In 1988 and 1989, during an expansion of I-264, the Downtown Tunnel was expanded to two tunnels (one two-lane tunnel in each direction), and the nearby Berkley Bridge was rebuilt and expanded to eight lanes, connecting I-264 to I-464, just short of (and above) the tunnel entrance. Tolls were also removed at that time.

Between 2019 and 2022 there have been increased occurrences of fake toll violations to drivers. Many of the drivers who received these notices have never crossed the river, or even, been to the state of Virginia. EZ-Pass has been criticized for failing to address the fraudulent toll violations.

== Public-private partnership and 2013 rehabilitation ==
In 2004, VDOT sent out an informal request for information to private entities to gauge interest in pursuing a public-private partnership to help build the parallel Midtown Tunnel and extend the MLK Freeway to I-264. At the time, the project did not include any work at the Downtown Tunnel. Of the three companies that responded, two of the companies, one being the company that ultimately bid on the current project (Skanska), referred to a study funded earlier in the year noting that the only possible way of making the project financially feasible was to toll the Downtown Tunnel as well as the Midtown Tunnel for construction costs. VDOT then began soliciting bids from private companies to partner with the state in executing the Elizabeth River Tunnels Project, which now included the rehabilitation of the Downtown Tunnel) through Virginia's Public Private Transportation Act.

Elizabeth River Crossings, the company formed by interested party Skanska with additional capital by Australian investment company Macquarie Group, submitted their proposal to VDOT. After the lengthy review process required under the PPTA, then-Governor Bob McDonnell and VDOT executed the Comprehensive Agreement with ERC on December 5, 2011.^{[15][16]} Under the agreement, VDOT retains ownership and oversight of the tunnels, while ERC finances, builds, operates and maintains the facilities for a 58-year concession period.
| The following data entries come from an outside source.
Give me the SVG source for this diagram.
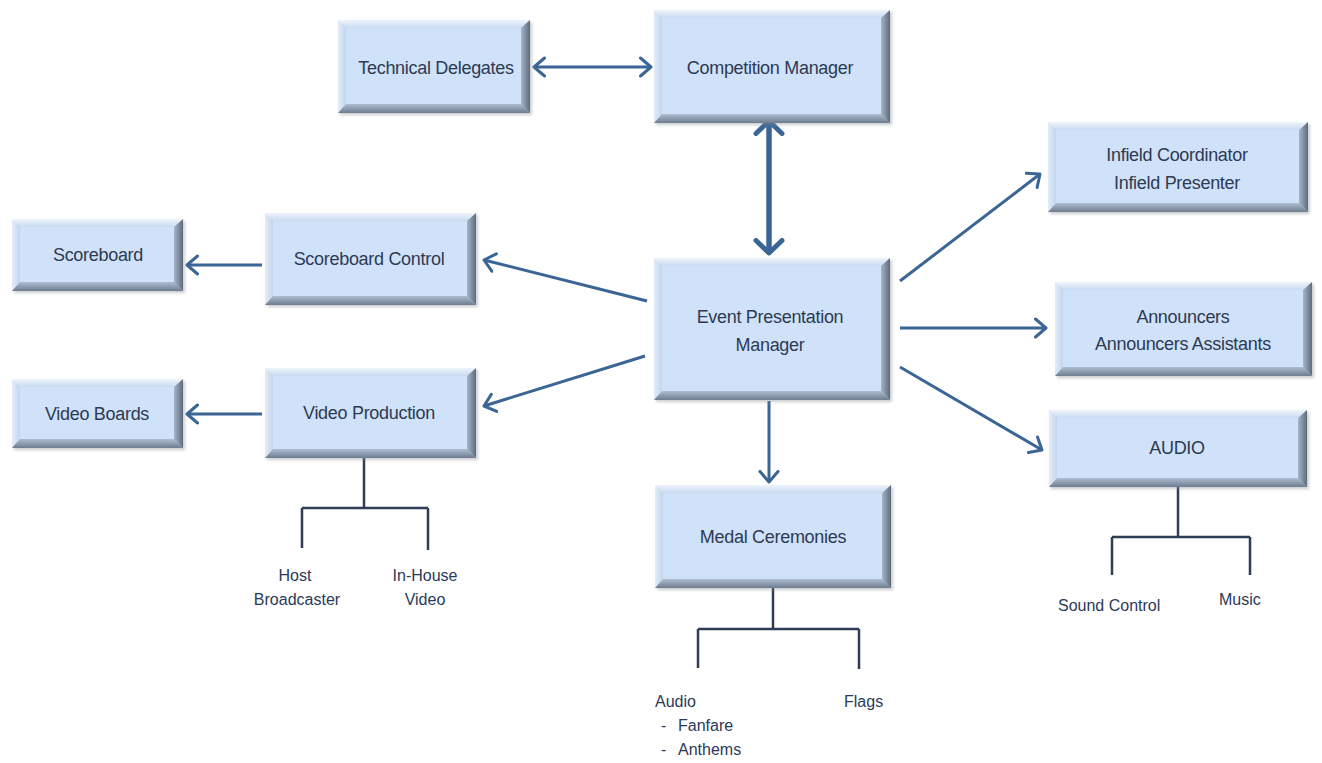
<svg xmlns="http://www.w3.org/2000/svg" width="1322" height="763" viewBox="0 0 1322 763">
<style>
.face{fill:#cfe2fa}
.bt{fill:url(#gTop)}
.bl{fill:url(#gLeft)}
.br{fill:url(#gRight)}
.bb{fill:url(#gBot)}
.sh{fill:#8a8f96;opacity:0.45;filter:url(#blur)}
.lbl{font-family:"Liberation Sans",Arial,sans-serif;font-size:18px;fill:#2e3a52;text-anchor:middle;letter-spacing:-0.3px}
.sub{font-family:"Liberation Sans",Arial,sans-serif;font-size:16px;fill:#2a3a5a}
.arr{stroke:#3b6594;stroke-width:3;fill:none;marker-end:url(#ah)}
.bi{marker-start:url(#ah)}
.thick{stroke:#3b6594;stroke-width:5.5;fill:none;marker-end:url(#ahT);marker-start:url(#ahT)}
.tree{stroke:#2f3e54;stroke-width:2.5;fill:none}
</style>
<defs>
<filter id="blur" x="-10%" y="-10%" width="120%" height="120%"><feGaussianBlur stdDeviation="1.5"/></filter>
<linearGradient id="gTop" x1="0" y1="0" x2="0" y2="1"><stop offset="0" stop-color="#eef4fc"/><stop offset="1" stop-color="#c9dbf1"/></linearGradient>
<linearGradient id="gLeft" x1="0" y1="0" x2="1" y2="0"><stop offset="0" stop-color="#e3edf9"/><stop offset="1" stop-color="#c2d5ee"/></linearGradient>
<linearGradient id="gRight" x1="0" y1="0" x2="1" y2="0"><stop offset="0" stop-color="#a5b5ca"/><stop offset="1" stop-color="#5e6b7c"/></linearGradient>
<linearGradient id="gBot" x1="0" y1="0" x2="0" y2="1"><stop offset="0" stop-color="#aebdd1"/><stop offset="1" stop-color="#6e7c90"/></linearGradient>
<marker id="ah" viewBox="0 0 14 22" refX="12" refY="11" markerWidth="14" markerHeight="22" markerUnits="userSpaceOnUse" orient="auto-start-reverse">
<path d="M1.5,2 L12,11 L1.5,20" fill="none" stroke="#3b6594" stroke-width="3" stroke-linecap="round" stroke-linejoin="round"/>
</marker>
<marker id="ahT" viewBox="0 0 18 32" refX="15" refY="16" markerWidth="18" markerHeight="32" markerUnits="userSpaceOnUse" orient="auto-start-reverse">
<path d="M2.5,3 L15,16 L2.5,29" fill="none" stroke="#3b6594" stroke-width="5" stroke-linecap="round" stroke-linejoin="round"/>
</marker>
</defs>
<rect width="1322" height="763" fill="#ffffff"/>

<g id="connectors">
<line class="arr bi" x1="534" y1="67" x2="651" y2="67"/>
<line class="thick" x1="769" y1="121" x2="769" y2="253"/>
<line class="arr" x1="647" y1="301" x2="484" y2="260"/>
<line class="arr" x1="262" y1="265" x2="187" y2="265"/>
<line class="arr" x1="645" y1="356" x2="484" y2="406"/>
<line class="arr" x1="262" y1="414" x2="187" y2="414"/>
<line class="arr" x1="900" y1="281" x2="1040" y2="174"/>
<line class="arr" x1="900" y1="328" x2="1046" y2="328"/>
<line class="arr" x1="900" y1="367" x2="1042" y2="450"/>
<line class="arr" x1="769" y1="401" x2="769" y2="482"/>
<path class="tree" d="M364,458 V508 M302,508 H428 M302,508 V548 M428,508 V550"/>
<path class="tree" d="M773,588 V629 M698,629 H859 M698,629 V668 M859,629 V669"/>
<path class="tree" d="M1178,487 V537 M1112,537 H1250 M1112,537 V575 M1250,537 V575"/>
</g>

<g id="technical-delegates">
<rect class="sh" x="340" y="22" width="192" height="93"/>
<polygon class="bt" points="338,20 530,20 522,28 346,28"/>
<polygon class="bl" points="338,20 346,28 346,105 338,113"/>
<polygon class="br" points="530,20 530,113 521,104 521,28"/>
<polygon class="bb" points="338,113 346,104 521,104 530,113"/>
<rect class="face" x="346" y="28" width="175" height="76"/>
<text class="lbl" x="436" y="74">Technical Delegates</text>
</g>

<g id="competition-manager">
<rect class="sh" x="656" y="12" width="236" height="113"/>
<polygon class="bt" points="654,10 890,10 882,18 662,18"/>
<polygon class="bl" points="654,10 662,18 662,115 654,123"/>
<polygon class="br" points="890,10 890,123 881,114 881,18"/>
<polygon class="bb" points="654,123 662,114 881,114 890,123"/>
<rect class="face" x="662" y="18" width="219" height="96"/>
<text class="lbl" x="770" y="74">Competition Manager</text>
</g>

<g id="infield">
<rect class="sh" x="1050" y="124" width="260" height="90"/>
<polygon class="bt" points="1048,122 1308,122 1300,130 1056,130"/>
<polygon class="bl" points="1048,122 1056,130 1056,204 1048,212"/>
<polygon class="br" points="1308,122 1308,212 1299,203 1299,130"/>
<polygon class="bb" points="1048,212 1056,203 1299,203 1308,212"/>
<rect class="face" x="1056" y="130" width="243" height="73"/>
<text class="lbl" x="1177" y="161">Infield Coordinator</text>
<text class="lbl" x="1177" y="189">Infield Presenter</text>
</g>

<g id="scoreboard">
<rect class="sh" x="14" y="221" width="171" height="72"/>
<polygon class="bt" points="12,219 183,219 175,227 20,227"/>
<polygon class="bl" points="12,219 20,227 20,283 12,291"/>
<polygon class="br" points="183,219 183,291 174,282 174,227"/>
<polygon class="bb" points="12,291 20,282 174,282 183,291"/>
<rect class="face" x="20" y="227" width="154" height="55"/>
<text class="lbl" x="98" y="261">Scoreboard</text>
</g>

<g id="scoreboard-control">
<rect class="sh" x="267" y="215" width="211" height="92"/>
<polygon class="bt" points="265,213 476,213 468,221 273,221"/>
<polygon class="bl" points="265,213 273,221 273,297 265,305"/>
<polygon class="br" points="476,213 476,305 467,296 467,221"/>
<polygon class="bb" points="265,305 273,296 467,296 476,305"/>
<rect class="face" x="273" y="221" width="194" height="75"/>
<text class="lbl" x="369" y="265">Scoreboard Control</text>
</g>

<g id="event-presentation-manager">
<rect class="sh" x="656" y="260" width="236" height="142"/>
<polygon class="bt" points="654,258 890,258 882,266 662,266"/>
<polygon class="bl" points="654,258 662,266 662,392 654,400"/>
<polygon class="br" points="890,258 890,400 881,391 881,266"/>
<polygon class="bb" points="654,400 662,391 881,391 890,400"/>
<rect class="face" x="662" y="266" width="219" height="125"/>
<text class="lbl" x="770" y="323">Event Presentation</text>
<text class="lbl" x="770" y="351">Manager</text>
</g>

<g id="announcers">
<rect class="sh" x="1057" y="284" width="257" height="94"/>
<polygon class="bt" points="1055,282 1312,282 1304,290 1063,290"/>
<polygon class="bl" points="1055,282 1063,290 1063,368 1055,376"/>
<polygon class="br" points="1312,282 1312,376 1303,367 1303,290"/>
<polygon class="bb" points="1055,376 1063,367 1303,367 1312,376"/>
<rect class="face" x="1063" y="290" width="240" height="77"/>
<text class="lbl" x="1183" y="323">Announcers</text>
<text class="lbl" x="1183" y="350">Announcers Assistants</text>
</g>

<g id="video-boards">
<rect class="sh" x="14" y="381" width="171" height="69"/>
<polygon class="bt" points="12,379 183,379 175,387 20,387"/>
<polygon class="bl" points="12,379 20,387 20,440 12,448"/>
<polygon class="br" points="183,379 183,448 174,439 174,387"/>
<polygon class="bb" points="12,448 20,439 174,439 183,448"/>
<rect class="face" x="20" y="387" width="154" height="52"/>
<text class="lbl" x="97" y="420">Video Boards</text>
</g>

<g id="video-production">
<rect class="sh" x="267" y="370" width="211" height="90"/>
<polygon class="bt" points="265,368 476,368 468,376 273,376"/>
<polygon class="bl" points="265,368 273,376 273,450 265,458"/>
<polygon class="br" points="476,368 476,458 467,449 467,376"/>
<polygon class="bb" points="265,458 273,449 467,449 476,458"/>
<rect class="face" x="273" y="376" width="194" height="73"/>
<text class="lbl" x="369" y="419">Video Production</text>
</g>

<g id="audio">
<rect class="sh" x="1051" y="412" width="258" height="77"/>
<polygon class="bt" points="1049,410 1307,410 1299,418 1057,418"/>
<polygon class="bl" points="1049,410 1057,418 1057,479 1049,487"/>
<polygon class="br" points="1307,410 1307,487 1298,478 1298,418"/>
<polygon class="bb" points="1049,487 1057,478 1298,478 1307,487"/>
<rect class="face" x="1057" y="418" width="241" height="60"/>
<text class="lbl" x="1177" y="454">AUDIO</text>
</g>

<g id="medal-ceremonies">
<rect class="sh" x="657" y="487" width="236" height="103"/>
<polygon class="bt" points="655,485 891,485 883,493 663,493"/>
<polygon class="bl" points="655,485 663,493 663,580 655,588"/>
<polygon class="br" points="891,485 891,588 882,579 882,493"/>
<polygon class="bb" points="655,588 663,579 882,579 891,588"/>
<rect class="face" x="663" y="493" width="219" height="86"/>
<text class="lbl" x="773" y="543">Medal Ceremonies</text>
</g>

<g id="sub-labels">
<text class="sub" x="295" y="581" text-anchor="middle">Host</text>
<text class="sub" x="297" y="605" text-anchor="middle">Broadcaster</text>
<text class="sub" x="425" y="581" text-anchor="middle">In-House</text>
<text class="sub" x="425" y="605" text-anchor="middle">Video</text>
<text class="sub" x="655" y="707">Audio</text>
<text class="sub" y="731"><tspan x="661">-</tspan><tspan x="678">Fanfare</tspan></text>
<text class="sub" y="755"><tspan x="661">-</tspan><tspan x="678">Anthems</tspan></text>
<text class="sub" x="844" y="707">Flags</text>
<text class="sub" x="1058" y="611">Sound Control</text>
<text class="sub" x="1219" y="605">Music</text>
</g>
</svg>
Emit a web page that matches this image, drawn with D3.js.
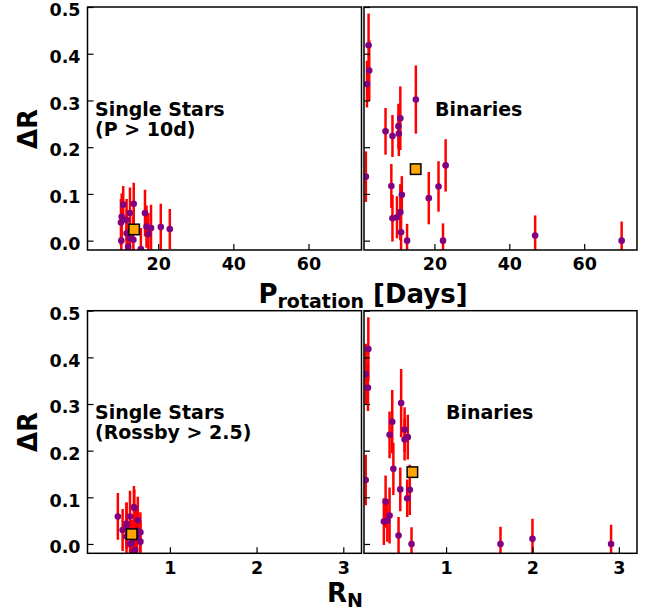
<!DOCTYPE html>
<html>
<head>
<meta charset="utf-8">
<script src="https://cdn.jsdelivr.net/npm/d3@7"></script>
<style>
  body { margin: 0; background: #fff; }
  svg text { font-family: "DejaVu Sans", sans-serif; font-weight: bold; }
</style>
</head>
<body>
<svg width="655" height="615"></svg>
<script>
// single stars (P > 10d): rotation period, Rossby number, delta R and its error
var singleP   = [10.7, 13.5, 10.3, 12.5, 16.5, 10.1, 11.6, 16.9, 18.1, 20.7, 23.1, 17.4, 10.2, 11.6, 12.5, 13.4, 15.4, 12.0];
var singleRn  = [0.59, 0.585, 0.63, 0.54, 0.40, 0.50, 0.50, 0.455, 0.60, 0.62, 0.66, 0.62, 0.54, 0.50, 0.66, 0.56, 0.58, 0.60];
var singleDR  = [0.077, 0.079, 0.051, 0.059, 0.059, 0.039, 0.044, 0.030, 0.027, 0.029, 0.025, 0.014, 0.0, 0.016, 0.005, 0.002, -0.018, -0.013];
var singleErr = [0.04, 0.045, 0.05, 0.055, 0.05, 0.05, 0.045, 0.045, 0.05, 0.05, 0.043, 0.045, 0.045, 0.05, 0.045, 0.05, 0.045, 0.04];

// binaries
var binP   = [2.42, 2.6, 2.0, 1.7, 6.95, 8.8, 10.4, 10.9, 10.5, 15.05, 8.5, 8.8, 10.0, 10.9, 11.3, 11.1, 12.7, 18.5, 21.1, 23.0, 22.3, 46.9, 70.0];
var binRn  = [0.10, 0.07, 0.096, 0.07, 0.346, 0.52, 0.52, 0.377, 0.557, 0.48, 0.47, 0.28, 0.32, 0.346, 0.55, 0.45, 0.60, 0.30, 0.58, 0.39, 1.63, 2.0, 2.91];
var binDR  = [0.418, 0.364, 0.335, 0.137, 0.234, 0.224, 0.245, 0.262, 0.229, 0.302, 0.117, 0.048, 0.050, 0.061, 0.098, 0.018, 0.0, 0.091, 0.116, 0.161, 0.0, 0.011, 0.0];
var binErr = [0.068, 0.065, 0.05, 0.054, 0.05, 0.045, 0.048, 0.068, 0.048, 0.073, 0.047, 0.05, 0.045, 0.06, 0.04, 0.04, 0.036, 0.056, 0.054, 0.056, 0.037, 0.043, 0.041];

// sample means (orange squares)
var meanSingleP = [13.6, 0.024], meanSingleRn = [0.56, 0.021];
var meanBinP = [15.0, 0.153], meanBinRn = [0.61, 0.154];

var yTicks = [0, 0.1, 0.2, 0.3, 0.4, 0.5];
var pTicks = [20, 40, 60];
var rnTicks = [1, 2, 3];

var svg = d3.select("svg");

// panel boxes
var cols = [[87.5, 361.5], [364, 637]];
var rows = [[7, 250], [310.7, 553.3]];

function drawPanel(col, row, xDomain, xTicks, xs, ys, errs, mean, label, showY, id) {
  var x = d3.scaleLinear().domain(xDomain).range(cols[col]);
  var y = d3.scaleLinear().domain([-0.02, 0.5]).range([rows[row][1], rows[row][0]]);
  var g = svg.append("g");

  g.append("clipPath").attr("id", id)
    .append("rect")
    .attr("x", cols[col][0]).attr("y", rows[row][0])
    .attr("width", cols[col][1] - cols[col][0]).attr("height", rows[row][1] - rows[row][0]);

  var pts = xs.map(function(v, i) { return {x: v, y: ys[i], e: errs[i]}; });
  var data = g.append("g").attr("clip-path", "url(#" + id + ")");

  data.selectAll(".err").data(pts).enter().append("line")
    .attr("x1", function(d) { return x(d.x); })
    .attr("x2", function(d) { return x(d.x); })
    .attr("y1", function(d) { return y(d.y - d.e); })
    .attr("y2", function(d) { return y(d.y + d.e); })
    .attr("stroke", "red").attr("stroke-width", 2.5);

  data.selectAll(".dot").data(pts).enter().append("circle")
    .attr("cx", function(d) { return x(d.x); })
    .attr("cy", function(d) { return y(d.y); })
    .attr("r", 3.3).attr("fill", "purple");

  data.append("rect")
    .attr("x", x(mean[0]) - 5.25).attr("y", y(mean[1]) - 5.25)
    .attr("width", 10.5).attr("height", 10.5)
    .attr("fill", "orange").attr("stroke", "black").attr("stroke-width", 1.5);

  // axes with inward ticks
  var xa = g.append("g")
    .attr("transform", "translate(0," + rows[row][1] + ")")
    .call(d3.axisBottom(x).tickValues(xTicks).tickSizeInner(-6).tickSizeOuter(0).tickPadding(8)
      .tickFormat(d3.format("d")));
  var ya = g.append("g")
    .attr("transform", "translate(" + cols[col][0] + ",0)")
    .call(d3.axisLeft(y).tickValues(yTicks).tickSizeInner(-6).tickSizeOuter(0).tickPadding(7)
      .tickFormat(showY ? d3.format(".1f") : ""));
  ya.selectAll(".tick text").attr("dy", "0.5em");
  [xa, ya].forEach(function(a) {
    a.select(".domain").remove();
    a.selectAll(".tick line").attr("stroke", "black").attr("stroke-width", 1.2);
    a.selectAll("text").attr("font-size", 17.5).attr("fill", "black")
      .style("font-family", "DejaVu Sans").style("font-weight", "bold");
  });

  g.append("rect")
    .attr("x", cols[col][0]).attr("y", rows[row][0])
    .attr("width", cols[col][1] - cols[col][0]).attr("height", rows[row][1] - rows[row][0])
    .attr("fill", "none").attr("stroke", "black").attr("stroke-width", 1.5);

  var t = g.append("text").attr("font-size", 19);
  label.lines.forEach(function(s, i) {
    t.append("tspan").attr("x", label.x).attr("y", label.y + i * 20).text(s);
  });
}

drawPanel(0, 0, [1.2, 74.1], pTicks, singleP, singleDR, singleErr, meanSingleP,
  {x: 95, y: 116, lines: ["Single Stars", "(P > 10d)"]}, true, "c1");
drawPanel(1, 0, [1.2, 74.1], pTicks, binP, binDR, binErr, meanBinP,
  {x: 435, y: 116, lines: ["Binaries"]}, false, "c2");
drawPanel(0, 1, [0.05, 3.21], rnTicks, singleRn, singleDR, singleErr, meanSingleRn,
  {x: 95, y: 419, lines: ["Single Stars", "(Rossby > 2.5)"]}, true, "c3");
drawPanel(1, 1, [0.05, 3.21], rnTicks, binRn, binDR, binErr, meanBinRn,
  {x: 446, y: 419, lines: ["Binaries"]}, false, "c4");

// axis titles
[129, 432].forEach(function(cy) {
  svg.append("text")
    .attr("transform", "translate(37," + cy + ") rotate(-90)")
    .attr("text-anchor", "middle").attr("font-size", 26).text("ΔR");
});

var px = svg.append("text").attr("x", 363).attr("y", 303)
  .attr("text-anchor", "middle").attr("font-size", 26);
px.append("tspan").text("P");
px.append("tspan").attr("font-size", 19).attr("dy", 5).text("rotation");
px.append("tspan").attr("dy", -5).text(" [Days]");

var rx = svg.append("text").attr("x", 345).attr("y", 602)
  .attr("text-anchor", "middle").attr("font-size", 26);
rx.append("tspan").text("R");
rx.append("tspan").attr("font-size", 19).attr("dy", 5).text("N");
</script>
</body>
</html>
Under the agreement, the work on the Downtown Tunnel consisted of different items based on NFPA 502 standards, work which includes:

- Removing the suspended ceiling of the eastbound tunnel (the westbound tunnel suspended celling was removed in 2011 due to safety concerns)
- Removing old lighting and replacing with energy-efficient LED lighting
- Installing a new longitudinal ventilation system with eight sets of jet fans (16 total each tunnel),
- Removing police booths and other cosmetic level rehab work.

Work on the westbound tunnel began on August 9, 2013. Rehabilitation work on the eastbound tunnel began on July 25, 2014. The completion date of the Downtown Tunnel rehabilitation work was November 3, 2016.